Go through the entries and count the lines with the string "page" in them. Give only that number.
— Start Information supplied —
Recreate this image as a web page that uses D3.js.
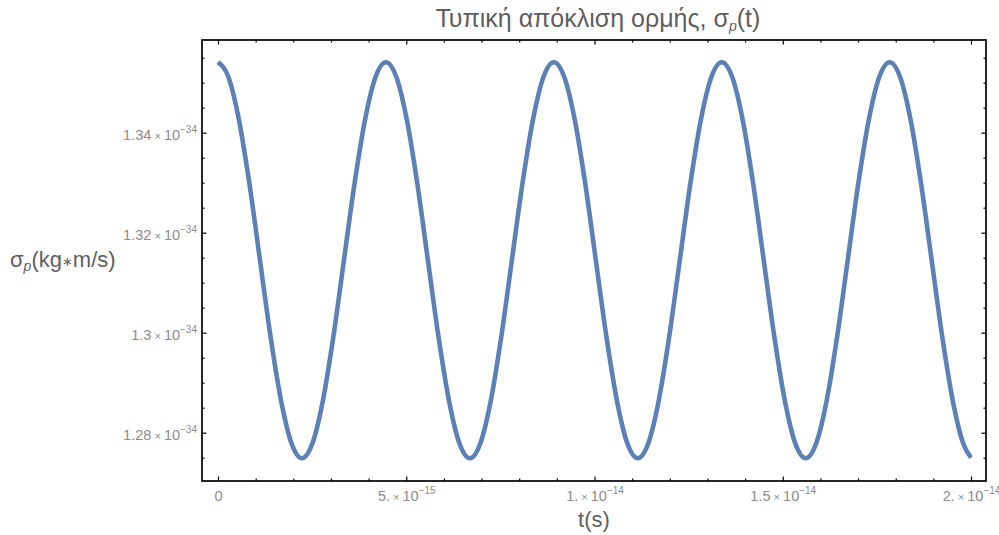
— End Information supplied —
— Start Information supplied —
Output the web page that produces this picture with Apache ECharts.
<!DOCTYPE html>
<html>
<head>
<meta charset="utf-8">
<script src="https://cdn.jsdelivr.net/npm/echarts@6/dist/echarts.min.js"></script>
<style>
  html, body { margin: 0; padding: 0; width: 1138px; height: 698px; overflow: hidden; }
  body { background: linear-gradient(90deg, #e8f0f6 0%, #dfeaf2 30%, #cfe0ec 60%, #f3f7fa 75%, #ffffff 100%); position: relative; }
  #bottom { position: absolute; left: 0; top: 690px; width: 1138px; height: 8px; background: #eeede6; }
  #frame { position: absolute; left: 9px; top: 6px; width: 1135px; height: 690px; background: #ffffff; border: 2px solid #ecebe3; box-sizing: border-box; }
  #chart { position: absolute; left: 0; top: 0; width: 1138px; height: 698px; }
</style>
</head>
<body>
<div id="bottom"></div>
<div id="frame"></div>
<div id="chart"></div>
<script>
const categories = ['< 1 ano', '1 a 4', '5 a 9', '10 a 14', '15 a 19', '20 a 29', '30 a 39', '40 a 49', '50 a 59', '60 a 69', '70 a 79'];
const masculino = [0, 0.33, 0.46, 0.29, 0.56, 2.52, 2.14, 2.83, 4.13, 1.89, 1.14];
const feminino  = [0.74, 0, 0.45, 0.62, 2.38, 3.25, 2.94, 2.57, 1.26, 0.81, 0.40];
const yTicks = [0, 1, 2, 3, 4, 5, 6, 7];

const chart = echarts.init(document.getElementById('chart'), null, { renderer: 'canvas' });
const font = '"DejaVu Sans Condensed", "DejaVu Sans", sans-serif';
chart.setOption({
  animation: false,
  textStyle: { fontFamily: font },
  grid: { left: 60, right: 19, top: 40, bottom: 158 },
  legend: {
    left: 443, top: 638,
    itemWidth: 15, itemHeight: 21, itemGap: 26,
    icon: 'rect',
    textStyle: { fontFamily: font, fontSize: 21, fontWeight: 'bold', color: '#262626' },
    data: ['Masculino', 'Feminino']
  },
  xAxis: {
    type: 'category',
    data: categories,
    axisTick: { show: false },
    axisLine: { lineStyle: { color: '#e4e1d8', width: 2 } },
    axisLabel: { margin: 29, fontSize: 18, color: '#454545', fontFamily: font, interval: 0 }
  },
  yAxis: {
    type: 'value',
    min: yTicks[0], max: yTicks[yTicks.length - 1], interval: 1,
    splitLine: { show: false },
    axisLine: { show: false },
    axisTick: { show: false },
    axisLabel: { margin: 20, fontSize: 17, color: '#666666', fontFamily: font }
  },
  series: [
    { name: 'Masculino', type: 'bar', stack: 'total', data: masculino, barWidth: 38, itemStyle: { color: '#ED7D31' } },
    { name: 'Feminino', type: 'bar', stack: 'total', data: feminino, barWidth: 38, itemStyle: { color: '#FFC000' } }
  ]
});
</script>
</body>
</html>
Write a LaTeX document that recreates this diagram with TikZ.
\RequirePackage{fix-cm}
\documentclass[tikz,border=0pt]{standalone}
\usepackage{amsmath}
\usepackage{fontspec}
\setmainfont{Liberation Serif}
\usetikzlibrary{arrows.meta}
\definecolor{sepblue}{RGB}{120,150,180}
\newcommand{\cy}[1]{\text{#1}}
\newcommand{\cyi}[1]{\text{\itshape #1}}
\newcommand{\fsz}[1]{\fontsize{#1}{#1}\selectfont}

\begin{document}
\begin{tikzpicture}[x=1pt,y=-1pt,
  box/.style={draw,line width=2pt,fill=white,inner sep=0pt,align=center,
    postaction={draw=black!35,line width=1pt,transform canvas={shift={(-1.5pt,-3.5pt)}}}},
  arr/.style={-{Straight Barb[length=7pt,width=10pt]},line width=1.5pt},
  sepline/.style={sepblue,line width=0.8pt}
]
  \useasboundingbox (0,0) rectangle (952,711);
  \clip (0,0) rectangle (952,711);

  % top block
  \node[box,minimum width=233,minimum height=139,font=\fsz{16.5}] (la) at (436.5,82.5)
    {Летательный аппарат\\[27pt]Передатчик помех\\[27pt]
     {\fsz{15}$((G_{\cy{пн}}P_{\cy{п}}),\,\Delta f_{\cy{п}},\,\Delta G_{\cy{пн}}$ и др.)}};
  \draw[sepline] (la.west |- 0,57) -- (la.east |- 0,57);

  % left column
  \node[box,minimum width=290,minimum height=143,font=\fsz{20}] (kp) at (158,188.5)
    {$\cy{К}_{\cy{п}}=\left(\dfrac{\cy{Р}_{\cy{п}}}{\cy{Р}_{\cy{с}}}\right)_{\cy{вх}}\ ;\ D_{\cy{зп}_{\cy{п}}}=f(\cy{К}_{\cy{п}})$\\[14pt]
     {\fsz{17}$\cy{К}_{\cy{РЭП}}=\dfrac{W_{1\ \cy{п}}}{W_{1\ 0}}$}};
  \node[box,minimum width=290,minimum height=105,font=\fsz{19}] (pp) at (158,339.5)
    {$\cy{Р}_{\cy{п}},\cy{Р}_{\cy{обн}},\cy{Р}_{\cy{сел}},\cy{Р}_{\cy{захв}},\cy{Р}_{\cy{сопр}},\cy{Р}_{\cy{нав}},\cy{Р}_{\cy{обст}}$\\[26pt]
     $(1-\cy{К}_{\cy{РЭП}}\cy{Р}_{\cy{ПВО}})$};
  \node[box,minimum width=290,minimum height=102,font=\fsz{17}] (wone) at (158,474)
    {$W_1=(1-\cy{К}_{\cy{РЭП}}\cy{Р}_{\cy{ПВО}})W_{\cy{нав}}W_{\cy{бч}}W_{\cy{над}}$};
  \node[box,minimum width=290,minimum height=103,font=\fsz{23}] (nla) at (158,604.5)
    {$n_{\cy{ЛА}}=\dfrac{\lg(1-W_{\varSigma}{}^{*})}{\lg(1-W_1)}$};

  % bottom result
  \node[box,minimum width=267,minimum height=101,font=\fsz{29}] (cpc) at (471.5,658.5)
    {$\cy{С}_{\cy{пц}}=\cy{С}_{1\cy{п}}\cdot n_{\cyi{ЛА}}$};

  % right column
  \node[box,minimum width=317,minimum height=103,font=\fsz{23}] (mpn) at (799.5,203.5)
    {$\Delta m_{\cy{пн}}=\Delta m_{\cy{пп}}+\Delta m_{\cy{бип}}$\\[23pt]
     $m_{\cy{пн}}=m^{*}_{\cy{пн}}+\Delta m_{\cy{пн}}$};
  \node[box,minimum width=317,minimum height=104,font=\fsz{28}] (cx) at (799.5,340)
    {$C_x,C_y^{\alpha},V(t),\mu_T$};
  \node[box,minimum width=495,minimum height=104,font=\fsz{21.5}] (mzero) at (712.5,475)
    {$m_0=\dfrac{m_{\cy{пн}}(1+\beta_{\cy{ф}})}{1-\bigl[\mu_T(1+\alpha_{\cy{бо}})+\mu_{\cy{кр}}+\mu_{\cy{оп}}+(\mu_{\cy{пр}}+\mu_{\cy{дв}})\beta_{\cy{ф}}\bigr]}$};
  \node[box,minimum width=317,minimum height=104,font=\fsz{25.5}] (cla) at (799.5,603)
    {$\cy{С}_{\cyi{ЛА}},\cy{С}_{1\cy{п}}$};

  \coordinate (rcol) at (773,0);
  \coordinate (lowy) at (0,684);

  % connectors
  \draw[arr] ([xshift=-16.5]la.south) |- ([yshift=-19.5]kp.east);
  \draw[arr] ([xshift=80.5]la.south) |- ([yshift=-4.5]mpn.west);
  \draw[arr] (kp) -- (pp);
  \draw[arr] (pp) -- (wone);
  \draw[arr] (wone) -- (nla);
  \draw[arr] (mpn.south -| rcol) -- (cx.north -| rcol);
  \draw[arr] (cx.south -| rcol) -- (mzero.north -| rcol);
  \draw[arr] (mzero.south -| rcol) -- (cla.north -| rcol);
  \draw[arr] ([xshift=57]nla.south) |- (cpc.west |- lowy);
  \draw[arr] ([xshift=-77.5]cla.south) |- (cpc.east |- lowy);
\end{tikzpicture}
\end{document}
— End Information supplied —
— Start Information supplied —
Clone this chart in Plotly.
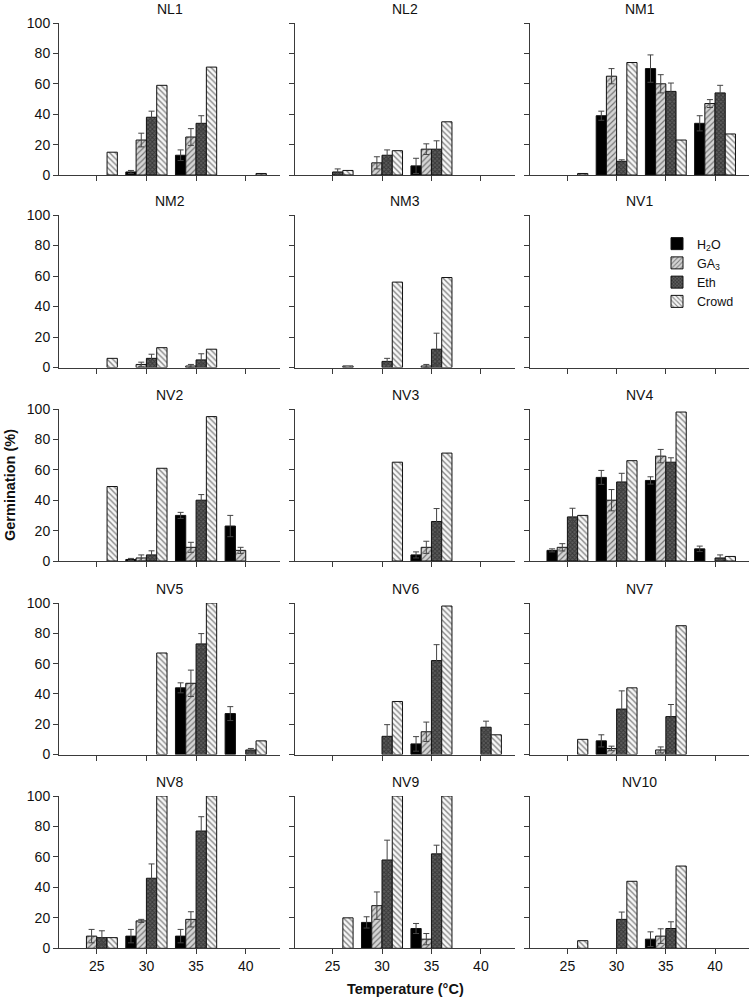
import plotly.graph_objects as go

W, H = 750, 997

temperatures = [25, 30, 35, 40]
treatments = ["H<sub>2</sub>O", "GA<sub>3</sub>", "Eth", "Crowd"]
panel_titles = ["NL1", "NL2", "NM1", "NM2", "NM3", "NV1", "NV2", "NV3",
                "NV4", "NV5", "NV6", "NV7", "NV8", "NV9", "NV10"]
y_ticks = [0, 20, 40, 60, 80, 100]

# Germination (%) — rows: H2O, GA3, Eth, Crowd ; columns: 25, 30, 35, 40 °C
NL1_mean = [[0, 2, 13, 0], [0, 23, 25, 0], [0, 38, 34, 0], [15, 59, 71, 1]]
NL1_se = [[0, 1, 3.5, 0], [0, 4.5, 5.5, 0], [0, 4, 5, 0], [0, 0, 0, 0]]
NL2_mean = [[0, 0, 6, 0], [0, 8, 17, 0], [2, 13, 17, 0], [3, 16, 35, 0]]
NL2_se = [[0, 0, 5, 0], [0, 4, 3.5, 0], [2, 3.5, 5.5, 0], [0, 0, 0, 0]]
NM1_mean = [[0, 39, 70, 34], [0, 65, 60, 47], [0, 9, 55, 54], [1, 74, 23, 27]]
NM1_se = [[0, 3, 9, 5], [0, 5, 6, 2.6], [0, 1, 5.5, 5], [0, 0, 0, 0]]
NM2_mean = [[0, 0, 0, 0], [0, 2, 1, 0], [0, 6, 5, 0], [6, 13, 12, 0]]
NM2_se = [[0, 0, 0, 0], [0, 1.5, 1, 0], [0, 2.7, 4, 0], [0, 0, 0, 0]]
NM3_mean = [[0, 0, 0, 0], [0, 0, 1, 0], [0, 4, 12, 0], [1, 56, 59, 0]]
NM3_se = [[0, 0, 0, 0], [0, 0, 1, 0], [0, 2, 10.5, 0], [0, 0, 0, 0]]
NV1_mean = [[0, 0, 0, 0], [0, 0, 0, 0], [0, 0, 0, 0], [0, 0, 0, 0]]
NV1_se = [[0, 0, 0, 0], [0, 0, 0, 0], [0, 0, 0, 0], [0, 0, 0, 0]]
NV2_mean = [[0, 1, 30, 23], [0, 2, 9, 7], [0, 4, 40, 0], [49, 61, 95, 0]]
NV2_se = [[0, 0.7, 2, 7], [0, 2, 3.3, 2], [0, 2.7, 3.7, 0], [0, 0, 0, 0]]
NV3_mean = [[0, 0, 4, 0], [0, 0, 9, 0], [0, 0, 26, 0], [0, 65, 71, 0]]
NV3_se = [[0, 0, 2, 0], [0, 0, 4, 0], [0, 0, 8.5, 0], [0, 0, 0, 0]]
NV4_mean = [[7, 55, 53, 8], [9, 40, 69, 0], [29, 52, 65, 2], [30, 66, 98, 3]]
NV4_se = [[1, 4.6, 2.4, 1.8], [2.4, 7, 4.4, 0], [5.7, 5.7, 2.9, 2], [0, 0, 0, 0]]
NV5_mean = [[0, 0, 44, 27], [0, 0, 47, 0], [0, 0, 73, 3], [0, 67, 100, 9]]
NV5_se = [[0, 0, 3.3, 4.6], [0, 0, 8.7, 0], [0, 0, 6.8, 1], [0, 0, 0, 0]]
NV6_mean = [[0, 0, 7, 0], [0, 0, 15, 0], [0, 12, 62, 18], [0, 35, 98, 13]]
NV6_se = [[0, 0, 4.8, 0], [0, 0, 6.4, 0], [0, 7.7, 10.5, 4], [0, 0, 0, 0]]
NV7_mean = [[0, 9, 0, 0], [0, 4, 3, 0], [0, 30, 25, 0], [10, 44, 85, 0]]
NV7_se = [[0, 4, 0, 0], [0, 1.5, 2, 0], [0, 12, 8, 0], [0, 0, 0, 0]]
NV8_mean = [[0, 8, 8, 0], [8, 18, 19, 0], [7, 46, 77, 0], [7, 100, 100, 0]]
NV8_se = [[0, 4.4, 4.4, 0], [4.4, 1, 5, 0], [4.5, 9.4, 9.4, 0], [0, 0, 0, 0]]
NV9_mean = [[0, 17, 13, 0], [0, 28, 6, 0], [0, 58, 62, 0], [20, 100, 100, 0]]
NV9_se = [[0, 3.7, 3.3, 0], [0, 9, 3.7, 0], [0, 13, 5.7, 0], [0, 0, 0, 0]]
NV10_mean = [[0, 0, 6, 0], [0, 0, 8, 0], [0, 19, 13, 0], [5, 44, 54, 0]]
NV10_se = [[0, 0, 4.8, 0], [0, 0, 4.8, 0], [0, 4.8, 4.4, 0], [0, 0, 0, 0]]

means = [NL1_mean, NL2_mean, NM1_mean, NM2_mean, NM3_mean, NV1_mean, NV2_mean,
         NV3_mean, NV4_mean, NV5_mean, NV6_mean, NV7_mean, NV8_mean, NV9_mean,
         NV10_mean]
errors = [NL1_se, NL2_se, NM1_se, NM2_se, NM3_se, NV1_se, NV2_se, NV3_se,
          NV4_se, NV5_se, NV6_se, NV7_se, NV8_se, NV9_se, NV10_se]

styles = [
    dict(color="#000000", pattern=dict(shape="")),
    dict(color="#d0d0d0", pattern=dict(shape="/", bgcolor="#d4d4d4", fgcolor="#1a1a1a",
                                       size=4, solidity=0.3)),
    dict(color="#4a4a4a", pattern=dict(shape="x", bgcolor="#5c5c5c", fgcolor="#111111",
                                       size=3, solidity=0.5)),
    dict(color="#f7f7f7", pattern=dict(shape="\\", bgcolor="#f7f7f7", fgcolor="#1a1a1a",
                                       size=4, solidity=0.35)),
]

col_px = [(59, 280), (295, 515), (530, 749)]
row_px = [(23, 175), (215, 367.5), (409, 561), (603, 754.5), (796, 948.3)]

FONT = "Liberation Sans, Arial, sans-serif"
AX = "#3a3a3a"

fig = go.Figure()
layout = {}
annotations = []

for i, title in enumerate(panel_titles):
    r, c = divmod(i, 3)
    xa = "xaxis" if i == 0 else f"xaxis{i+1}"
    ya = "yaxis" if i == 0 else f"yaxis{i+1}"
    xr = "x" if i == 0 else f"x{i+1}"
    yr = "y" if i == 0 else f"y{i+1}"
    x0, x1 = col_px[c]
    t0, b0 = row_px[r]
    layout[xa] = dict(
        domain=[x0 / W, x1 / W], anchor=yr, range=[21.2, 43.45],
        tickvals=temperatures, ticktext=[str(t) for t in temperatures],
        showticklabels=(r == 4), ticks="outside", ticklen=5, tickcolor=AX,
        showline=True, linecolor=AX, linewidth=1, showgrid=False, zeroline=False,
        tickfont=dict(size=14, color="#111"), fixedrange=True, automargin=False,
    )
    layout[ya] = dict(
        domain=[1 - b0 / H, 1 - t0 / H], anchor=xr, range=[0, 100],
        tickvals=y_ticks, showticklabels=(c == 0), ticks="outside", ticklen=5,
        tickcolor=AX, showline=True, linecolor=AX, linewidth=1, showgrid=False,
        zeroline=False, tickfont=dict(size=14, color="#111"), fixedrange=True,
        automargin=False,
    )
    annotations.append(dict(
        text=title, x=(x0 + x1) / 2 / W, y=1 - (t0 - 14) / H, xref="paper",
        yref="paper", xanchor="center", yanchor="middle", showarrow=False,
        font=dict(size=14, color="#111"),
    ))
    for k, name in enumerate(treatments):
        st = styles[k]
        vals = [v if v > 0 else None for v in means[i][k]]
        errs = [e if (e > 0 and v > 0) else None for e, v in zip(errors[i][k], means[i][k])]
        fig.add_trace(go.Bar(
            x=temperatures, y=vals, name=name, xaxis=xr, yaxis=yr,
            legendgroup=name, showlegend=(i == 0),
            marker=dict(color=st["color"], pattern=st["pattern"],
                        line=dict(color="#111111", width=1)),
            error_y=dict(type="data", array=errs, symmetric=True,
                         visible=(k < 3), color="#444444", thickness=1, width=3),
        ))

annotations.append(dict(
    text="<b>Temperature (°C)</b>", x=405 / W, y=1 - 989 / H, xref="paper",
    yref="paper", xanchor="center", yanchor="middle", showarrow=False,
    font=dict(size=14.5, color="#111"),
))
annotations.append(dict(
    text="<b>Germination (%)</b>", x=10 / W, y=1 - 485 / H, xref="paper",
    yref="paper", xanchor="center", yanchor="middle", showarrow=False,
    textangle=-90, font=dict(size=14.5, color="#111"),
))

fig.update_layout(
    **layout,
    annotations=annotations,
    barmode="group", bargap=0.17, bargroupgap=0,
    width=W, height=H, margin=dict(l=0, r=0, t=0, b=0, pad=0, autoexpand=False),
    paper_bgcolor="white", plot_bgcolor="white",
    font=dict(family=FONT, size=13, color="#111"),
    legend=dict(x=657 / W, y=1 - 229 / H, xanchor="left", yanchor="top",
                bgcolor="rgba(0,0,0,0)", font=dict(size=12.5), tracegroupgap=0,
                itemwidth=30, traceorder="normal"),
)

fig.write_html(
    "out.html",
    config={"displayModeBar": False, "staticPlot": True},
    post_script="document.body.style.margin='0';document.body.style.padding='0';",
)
— End Information supplied —
## Output for this task
2